===== AVAILABLE DATA =====

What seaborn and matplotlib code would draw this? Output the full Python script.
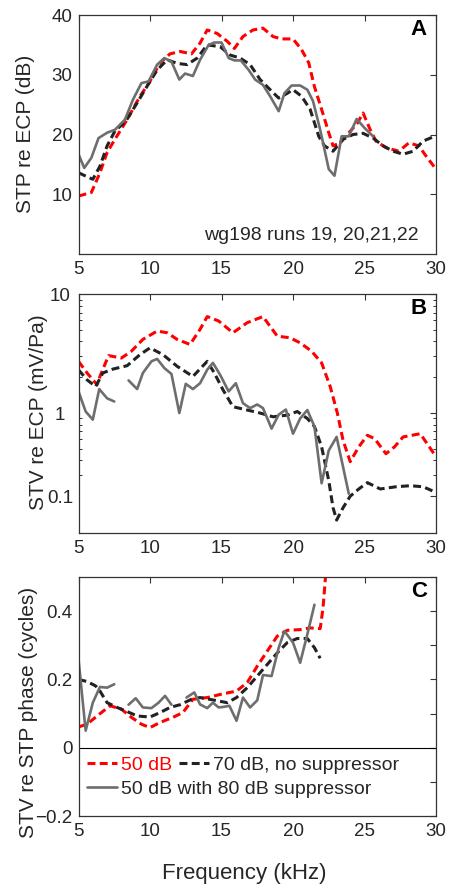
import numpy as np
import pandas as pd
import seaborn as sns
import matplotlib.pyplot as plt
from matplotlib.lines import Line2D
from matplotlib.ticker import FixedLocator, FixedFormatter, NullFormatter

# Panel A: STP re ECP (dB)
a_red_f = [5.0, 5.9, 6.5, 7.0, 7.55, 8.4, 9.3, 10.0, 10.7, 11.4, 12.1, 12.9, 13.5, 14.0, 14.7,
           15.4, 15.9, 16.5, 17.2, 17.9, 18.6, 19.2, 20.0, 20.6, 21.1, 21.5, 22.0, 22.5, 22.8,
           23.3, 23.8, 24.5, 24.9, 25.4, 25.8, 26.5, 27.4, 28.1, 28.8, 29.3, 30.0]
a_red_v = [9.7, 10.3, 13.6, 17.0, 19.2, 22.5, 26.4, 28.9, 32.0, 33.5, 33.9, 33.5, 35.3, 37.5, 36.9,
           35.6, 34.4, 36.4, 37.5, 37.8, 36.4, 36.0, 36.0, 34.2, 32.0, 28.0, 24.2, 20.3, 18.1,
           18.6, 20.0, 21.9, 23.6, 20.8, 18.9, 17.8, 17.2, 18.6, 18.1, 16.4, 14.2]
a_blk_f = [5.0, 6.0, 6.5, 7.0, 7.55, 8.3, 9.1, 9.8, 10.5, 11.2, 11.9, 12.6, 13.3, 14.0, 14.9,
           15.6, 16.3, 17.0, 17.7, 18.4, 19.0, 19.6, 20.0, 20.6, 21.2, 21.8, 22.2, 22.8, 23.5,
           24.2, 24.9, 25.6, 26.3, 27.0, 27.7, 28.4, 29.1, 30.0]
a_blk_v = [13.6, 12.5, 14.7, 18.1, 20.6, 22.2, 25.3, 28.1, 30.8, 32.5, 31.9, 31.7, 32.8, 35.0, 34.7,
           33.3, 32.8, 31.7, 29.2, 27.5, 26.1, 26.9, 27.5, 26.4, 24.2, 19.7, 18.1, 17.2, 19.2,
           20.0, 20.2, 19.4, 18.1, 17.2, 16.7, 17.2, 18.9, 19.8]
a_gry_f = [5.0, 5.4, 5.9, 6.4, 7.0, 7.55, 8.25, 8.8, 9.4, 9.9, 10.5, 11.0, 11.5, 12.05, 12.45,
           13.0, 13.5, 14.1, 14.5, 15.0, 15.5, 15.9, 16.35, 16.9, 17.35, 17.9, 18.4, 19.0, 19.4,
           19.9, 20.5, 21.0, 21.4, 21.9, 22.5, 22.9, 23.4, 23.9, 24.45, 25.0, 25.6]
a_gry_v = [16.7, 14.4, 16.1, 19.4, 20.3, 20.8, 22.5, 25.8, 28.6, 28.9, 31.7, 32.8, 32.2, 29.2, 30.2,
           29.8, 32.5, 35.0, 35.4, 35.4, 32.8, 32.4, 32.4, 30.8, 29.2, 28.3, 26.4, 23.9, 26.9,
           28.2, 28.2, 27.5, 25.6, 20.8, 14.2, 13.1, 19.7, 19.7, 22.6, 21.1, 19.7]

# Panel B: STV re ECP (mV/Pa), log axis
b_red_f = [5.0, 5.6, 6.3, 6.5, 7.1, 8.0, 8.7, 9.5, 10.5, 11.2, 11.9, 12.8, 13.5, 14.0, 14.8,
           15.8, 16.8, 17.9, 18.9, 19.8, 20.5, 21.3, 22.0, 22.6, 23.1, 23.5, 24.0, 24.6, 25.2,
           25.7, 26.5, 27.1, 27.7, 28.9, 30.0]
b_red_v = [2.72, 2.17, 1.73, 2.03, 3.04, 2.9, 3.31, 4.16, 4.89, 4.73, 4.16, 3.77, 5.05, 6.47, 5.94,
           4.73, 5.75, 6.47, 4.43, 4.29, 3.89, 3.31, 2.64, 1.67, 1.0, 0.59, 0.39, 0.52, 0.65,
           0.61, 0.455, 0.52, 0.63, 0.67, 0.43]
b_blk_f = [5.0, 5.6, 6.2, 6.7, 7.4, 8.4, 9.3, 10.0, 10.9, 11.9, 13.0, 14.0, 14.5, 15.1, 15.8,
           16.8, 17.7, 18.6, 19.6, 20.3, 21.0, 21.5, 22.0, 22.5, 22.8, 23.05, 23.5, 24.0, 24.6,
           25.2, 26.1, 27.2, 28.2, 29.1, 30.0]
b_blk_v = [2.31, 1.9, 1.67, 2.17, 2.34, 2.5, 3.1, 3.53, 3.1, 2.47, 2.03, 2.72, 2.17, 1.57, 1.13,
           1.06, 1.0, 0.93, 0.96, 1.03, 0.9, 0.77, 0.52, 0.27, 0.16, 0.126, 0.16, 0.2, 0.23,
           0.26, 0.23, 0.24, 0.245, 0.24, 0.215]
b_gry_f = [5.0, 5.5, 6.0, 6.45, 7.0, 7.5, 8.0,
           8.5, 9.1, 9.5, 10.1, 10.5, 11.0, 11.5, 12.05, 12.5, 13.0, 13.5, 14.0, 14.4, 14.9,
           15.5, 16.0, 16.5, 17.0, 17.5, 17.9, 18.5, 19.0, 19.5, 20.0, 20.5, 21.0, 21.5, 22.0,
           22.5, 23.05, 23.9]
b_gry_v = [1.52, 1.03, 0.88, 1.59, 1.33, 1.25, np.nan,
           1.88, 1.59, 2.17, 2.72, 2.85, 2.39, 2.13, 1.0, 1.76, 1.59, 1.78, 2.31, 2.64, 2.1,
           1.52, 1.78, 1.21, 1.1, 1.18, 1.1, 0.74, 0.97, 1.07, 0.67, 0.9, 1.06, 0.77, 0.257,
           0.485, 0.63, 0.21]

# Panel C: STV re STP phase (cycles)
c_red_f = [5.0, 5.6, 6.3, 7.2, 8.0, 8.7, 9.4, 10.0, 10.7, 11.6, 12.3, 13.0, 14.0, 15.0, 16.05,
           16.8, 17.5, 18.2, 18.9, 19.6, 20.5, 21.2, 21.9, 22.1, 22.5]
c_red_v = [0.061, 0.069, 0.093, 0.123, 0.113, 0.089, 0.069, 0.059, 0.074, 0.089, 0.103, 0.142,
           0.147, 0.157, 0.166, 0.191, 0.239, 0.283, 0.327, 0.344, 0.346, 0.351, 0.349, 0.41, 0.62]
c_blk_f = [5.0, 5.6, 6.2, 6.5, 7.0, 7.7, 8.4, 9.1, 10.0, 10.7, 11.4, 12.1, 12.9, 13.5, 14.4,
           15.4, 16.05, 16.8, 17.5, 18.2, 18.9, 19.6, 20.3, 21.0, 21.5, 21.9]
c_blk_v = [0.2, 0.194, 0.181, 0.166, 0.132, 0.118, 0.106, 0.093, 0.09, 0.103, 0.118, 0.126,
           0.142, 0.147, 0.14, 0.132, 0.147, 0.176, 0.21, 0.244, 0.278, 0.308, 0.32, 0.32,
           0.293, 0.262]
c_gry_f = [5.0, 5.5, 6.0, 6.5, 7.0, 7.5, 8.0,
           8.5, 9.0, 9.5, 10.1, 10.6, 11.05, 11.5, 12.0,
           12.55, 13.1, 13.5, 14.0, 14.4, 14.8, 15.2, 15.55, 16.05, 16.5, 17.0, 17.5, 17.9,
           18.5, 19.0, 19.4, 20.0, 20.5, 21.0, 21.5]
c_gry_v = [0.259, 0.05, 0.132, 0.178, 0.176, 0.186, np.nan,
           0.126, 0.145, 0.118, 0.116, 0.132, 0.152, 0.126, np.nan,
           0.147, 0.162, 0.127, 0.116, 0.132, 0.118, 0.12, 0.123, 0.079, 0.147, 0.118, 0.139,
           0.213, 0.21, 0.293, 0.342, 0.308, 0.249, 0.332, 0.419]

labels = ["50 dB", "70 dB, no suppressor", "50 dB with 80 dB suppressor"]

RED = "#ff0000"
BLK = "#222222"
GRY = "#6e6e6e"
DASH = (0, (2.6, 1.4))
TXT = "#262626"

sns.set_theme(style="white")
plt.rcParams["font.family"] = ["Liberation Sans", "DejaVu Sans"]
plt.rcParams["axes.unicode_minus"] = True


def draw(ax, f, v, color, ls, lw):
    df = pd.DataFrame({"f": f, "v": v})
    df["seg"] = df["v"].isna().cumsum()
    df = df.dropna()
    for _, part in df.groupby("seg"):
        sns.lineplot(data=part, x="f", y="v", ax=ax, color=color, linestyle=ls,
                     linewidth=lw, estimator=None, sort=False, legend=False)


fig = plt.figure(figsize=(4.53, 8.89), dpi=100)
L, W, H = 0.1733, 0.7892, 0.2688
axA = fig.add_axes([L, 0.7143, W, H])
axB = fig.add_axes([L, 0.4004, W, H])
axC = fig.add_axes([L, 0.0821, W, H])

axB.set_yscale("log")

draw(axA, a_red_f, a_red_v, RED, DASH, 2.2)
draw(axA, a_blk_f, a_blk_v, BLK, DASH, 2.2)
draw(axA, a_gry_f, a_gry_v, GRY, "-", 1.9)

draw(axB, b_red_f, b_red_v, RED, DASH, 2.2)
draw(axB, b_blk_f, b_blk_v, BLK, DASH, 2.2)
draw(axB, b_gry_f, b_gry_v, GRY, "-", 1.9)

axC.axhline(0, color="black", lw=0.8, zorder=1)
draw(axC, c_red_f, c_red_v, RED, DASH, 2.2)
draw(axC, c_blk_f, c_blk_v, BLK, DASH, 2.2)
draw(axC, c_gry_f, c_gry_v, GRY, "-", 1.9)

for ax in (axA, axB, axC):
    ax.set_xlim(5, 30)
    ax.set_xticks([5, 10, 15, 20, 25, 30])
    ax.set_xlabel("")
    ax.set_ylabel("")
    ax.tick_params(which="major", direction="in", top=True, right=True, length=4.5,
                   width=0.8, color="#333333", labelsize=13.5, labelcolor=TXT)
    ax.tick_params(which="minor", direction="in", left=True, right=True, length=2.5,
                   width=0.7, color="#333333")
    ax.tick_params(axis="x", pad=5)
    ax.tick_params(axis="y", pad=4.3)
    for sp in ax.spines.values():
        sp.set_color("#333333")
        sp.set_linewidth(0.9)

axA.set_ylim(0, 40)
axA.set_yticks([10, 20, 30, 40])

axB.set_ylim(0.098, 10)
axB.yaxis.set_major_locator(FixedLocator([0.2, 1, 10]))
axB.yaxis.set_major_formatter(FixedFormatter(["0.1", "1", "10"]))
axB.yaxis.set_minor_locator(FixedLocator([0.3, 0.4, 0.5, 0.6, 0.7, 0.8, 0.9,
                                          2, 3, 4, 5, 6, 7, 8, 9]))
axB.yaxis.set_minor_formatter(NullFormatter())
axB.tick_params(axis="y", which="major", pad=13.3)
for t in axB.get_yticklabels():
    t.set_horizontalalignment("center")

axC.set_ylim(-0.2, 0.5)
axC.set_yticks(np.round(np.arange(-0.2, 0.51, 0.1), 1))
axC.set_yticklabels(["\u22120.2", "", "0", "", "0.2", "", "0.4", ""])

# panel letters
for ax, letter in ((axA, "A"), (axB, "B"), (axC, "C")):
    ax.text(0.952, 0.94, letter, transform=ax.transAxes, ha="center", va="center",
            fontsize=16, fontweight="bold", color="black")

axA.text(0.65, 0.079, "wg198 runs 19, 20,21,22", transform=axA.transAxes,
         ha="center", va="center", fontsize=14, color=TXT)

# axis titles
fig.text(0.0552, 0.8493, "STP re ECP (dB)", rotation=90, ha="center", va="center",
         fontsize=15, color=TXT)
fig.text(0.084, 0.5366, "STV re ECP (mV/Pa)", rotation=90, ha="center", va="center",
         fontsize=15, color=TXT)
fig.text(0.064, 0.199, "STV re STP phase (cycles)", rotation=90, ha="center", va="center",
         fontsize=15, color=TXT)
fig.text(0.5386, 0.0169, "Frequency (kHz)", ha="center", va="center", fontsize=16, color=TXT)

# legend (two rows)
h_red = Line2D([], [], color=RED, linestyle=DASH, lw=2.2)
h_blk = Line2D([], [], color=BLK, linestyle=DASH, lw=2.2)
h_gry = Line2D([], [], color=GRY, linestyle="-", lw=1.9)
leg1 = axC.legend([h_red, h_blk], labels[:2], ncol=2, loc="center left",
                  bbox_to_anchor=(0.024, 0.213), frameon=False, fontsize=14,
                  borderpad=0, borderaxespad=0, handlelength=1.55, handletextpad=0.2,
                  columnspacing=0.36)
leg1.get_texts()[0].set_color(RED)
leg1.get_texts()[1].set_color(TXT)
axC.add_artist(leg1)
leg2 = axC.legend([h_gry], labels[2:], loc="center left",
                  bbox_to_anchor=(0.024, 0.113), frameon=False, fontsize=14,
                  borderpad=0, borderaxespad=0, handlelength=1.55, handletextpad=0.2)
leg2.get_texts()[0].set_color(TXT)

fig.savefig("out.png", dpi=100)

=====

▸ GIVEN EXERCISE:
Restate only the lines running from the start of the material above through the line containing "from matplotlib.ticker import", ends included. No pictures.

▸ SOLVED PROBLEM:
What seaborn and matplotlib code would draw this? Output the full Python script.
import numpy as np
import pandas as pd
import seaborn as sns
import matplotlib.pyplot as plt
from matplotlib.lines import Line2D
from matplotlib.ticker import FixedLocator, FixedFormatter, NullFormatter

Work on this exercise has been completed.